Which Asset Classes Will Lead San Diego in 2019?

The economic forecast at CREW San Diego this week gave industrial and office assets the highest grades for 2019.

San Diego

Industrial and office assets could be best positioned for a strong 2019, according to Lynn Reaser, Ph.D, CBE, chief economist and adjunct professor of economics at Point Loma Nazarene University. Reaser spoke at the economic forecast luncheon for CREW San Diego this week, held at University Club atop Symphony Towers. The economic outlook predicted stable economic growth in 2019, with GDP growth at 2.4%, 2% inflation, two more rate hikes and stock market gains of 8% or 9%.

In addition to the national overview, she also gave a more local San Diego outlook of specific asset classes.

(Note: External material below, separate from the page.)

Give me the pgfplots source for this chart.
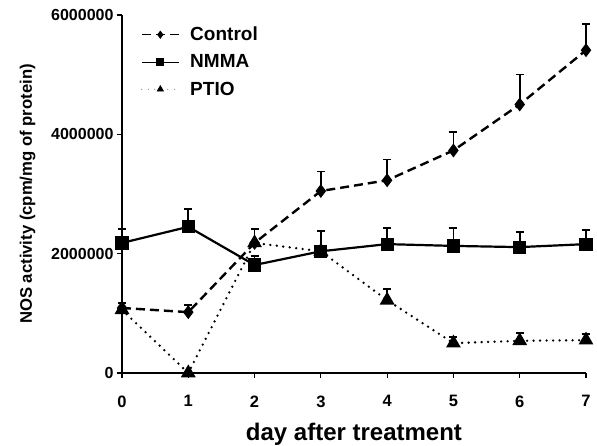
\documentclass[border=0pt]{standalone}
\usepackage{fontspec}
\setmainfont{Liberation Sans}
\usepackage{pgfplots}
\pgfplotsset{compat=1.18}
\usepackage{pgfplotstable}

\pgfplotstableread{
x y e
0 1090000 80000
1 1020000 120000
2 2180000 230000
3 3050000 330000
4 3230000 350000
5 3730000 310000
6 4500000 500000
7 5410000 440000
}\control
\pgfplotstableread{
x y e
0 2180000 230000
1 2450000 300000
2 1810000 150000
3 2040000 340000
4 2160000 270000
5 2130000 300000
6 2110000 250000
7 2160000 240000
}\nmma
\pgfplotstableread{
x y e
0 1060000 0
1 0 0
2 2180000 0
3 2040000 0
4 1220000 190000
5 500000 100000
6 540000 130000
7 550000 100000
}\ptio

\begin{document}
\begin{tikzpicture}
\begin{axis}[
  scale only axis,
  width=464pt, height=358pt,
  xmin=0, xmax=7, ymin=0, ymax=6000000,
  axis lines=left,
  axis line style={line width=1.6pt, -},
  clip=false,
  xtick={0,...,7},
  ytick={0,2000000,4000000,6000000},
  scaled ticks=false,
  yticklabel style={/pgf/number format/fixed, /pgf/number format/1000 sep={}, font=\fontsize{16}{18}\selectfont\bfseries},
  xticklabel style={font=\fontsize{16.5}{18}\selectfont\bfseries, yshift=-14pt},
  /pgf/number format/assume math mode=true,
  tick align=outside,
  major tick length=5pt,
  tick style={line width=1.2pt, black},
  xlabel={day after treatment},
  ylabel={NOS activity (cpm/mg of protein)},
  xlabel style={font=\fontsize{24}{26}\selectfont\bfseries, yshift=-9pt},
  ylabel style={font=\fontsize{16.7}{18}\selectfont\bfseries, yshift=9pt},
  legend style={at={(0.035,0.978)}, anchor=north west, draw=none, fill=none,
     font=\fontsize{19}{21}\selectfont\bfseries, row sep=8.5pt,
     /tikz/every odd column/.append style={column sep=9pt}},
  legend cell align=left,
  legend image code/.code={%
     \draw[mark repeat=2, mark phase=2, line width=0.8pt, #1, mark size=3.5pt]
        plot coordinates {(0pt,0pt) (18.5pt,0pt) (37pt,0pt)};},
  error bars/y dir=plus, error bars/y explicit,
  error bars/error bar style={line width=1.6pt, solid, black},
  error bars/error mark options={rotate=90, mark size=4pt, line width=1.6pt, solid, black},
]
\addplot[black, line width=2.4pt, dash pattern=on 9pt off 5pt, mark=diamond*, mark size=5pt,
  mark options={solid}] table[x=x, y=y, y error=e] {\control};
\addlegendentry{Control}
\addplot[black, line width=2.2pt, mark=square*, mark size=5.5pt,
  mark options={solid}] table[x=x, y=y, y error=e] {\nmma};
\addlegendentry{NMMA}
\addplot[black, line width=2.6pt, dash pattern=on 0pt off 6.5pt, line cap=round, mark=triangle*, mark size=6pt,
  mark options={solid}] table[x=x, y=y, y error=e] {\ptio};
\addlegendentry{PTIO}
\end{axis}
\pgfresetboundingbox
\path (current axis.south west) ++(-122pt,-72pt) coordinate (bl);
\path (current axis.north east) ++(11pt,15pt) coordinate (tr);
\path (bl) rectangle (tr);
\end{tikzpicture}
\end{document}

The office market will continue to see strong hiring and rent increases in 2019 with little speculative building, keeping the market in check. While growing competition from shared space providers and potentially flat absorption were concerns, she gave the office market a solid B for 2019. In San Diego, naval expansion, biotech, travel and entertainment will continue to drive the jobs market, and there will be 20,000 new jobs added this year. However, housing cost, labor supply and immigration will constrain the market.

Industrial, however, was the clear winner. Reaser said that demand from e-commerce and last mile distribution as well as life science, particularly in San Diego, is strong. While there is a large construction pipeline to pay attention to, with 1.4 million square feet planned in San Diego for 2019, she gave the asset class an A rating for 2019.

While industrial and office got the best outlook for the coming year, Reaser was less bullish on other asset classes. Hospitality received a C- for 2019, due to new hotel developments that will deliver in 2019. Along with convention center uncertainty and minimum wage increases, she expects the asset class to struggle in 2019.

Retail and multifamily—surprisingly—both received B- ratings for 2019. On the retail side the strong job market and wage growth will help to fuel activity. While industrial and ecommerce activity will continue to present a challenge, with little new supply and already low vacancy rates, she was positive on the retail market. For multifamily, which has largely been considered the real estate darling this cycle, slow to flat rent increases paired with potential regulatory constraints, including a potential increase of inclusionary housing from 10% to 15%, and growing anti-developer sentiment could hurt the market. The good news: San Diego is a supply -constrained market with an affordability advantage compared to the rest of Southern California.

Overall, Reaser expects slows gains in 2019 throughout San Diego and California, but still expects growth. Investors playing in the market should expect higher cap rates and prepare their budgets for increased contingencies. With that said, she is optimistic about 2019 activity.